How to Better Manage GRIs:
There are three main things you need to do to get better predictability of your forecasted rate increases:
1) Know Your Data – Whether you have an internal analysis team or use a 3rd party like Lessgistics, it is critical that you know the distribution of your shipments across service levels, weight breaks, and zones.
2) Negotiate GRI Caps – At any time in the negotiation process with a carrier you can institute hard GRI caps into your contracts. For example, say you are negotiating a two-year contract with UPS. You could try and negotiate to have a 2% GRI cap in Year 1 and a 2.5% GRI cap in Year 2.
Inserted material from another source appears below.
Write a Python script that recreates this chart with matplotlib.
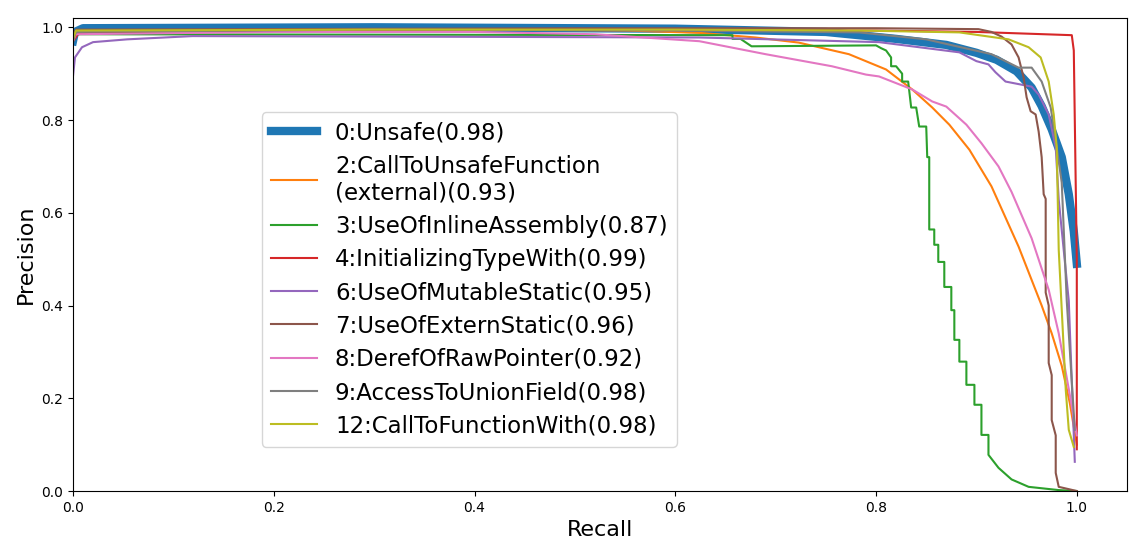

3) Negotiate Custom Rate Tables – This one is a little more difficult but can be wildly impactful if you can get your carrier rep and pricing team to sign off. Essentially, with this approach you are taking the control out of the carrier’s hands. Instead of having to worry about new published rate tables at the beginning of each year you will collectively agree to have customized rate tables which will be that year’s published rates less your contracted discounts. Then, when a new year rolls around you will only take your GRI across all services, weight breaks and zones. There will be no variability. In the past decade, carriers have started to move away from this approach as it costs them margin and requires manual manipulation on the pricing team’s part.
Understanding GRIs is critical to your business. Transportation continues to be one of the fastest growing cost centers in any type of business and all shippers should be trying to lower the impact. It is crucial you know your data inside and out (because the carrier already does) as it will help you make educated negotiations during your Request for Quotes (RFQs). Having predictability with a smartly negotiated contract can make a world of difference.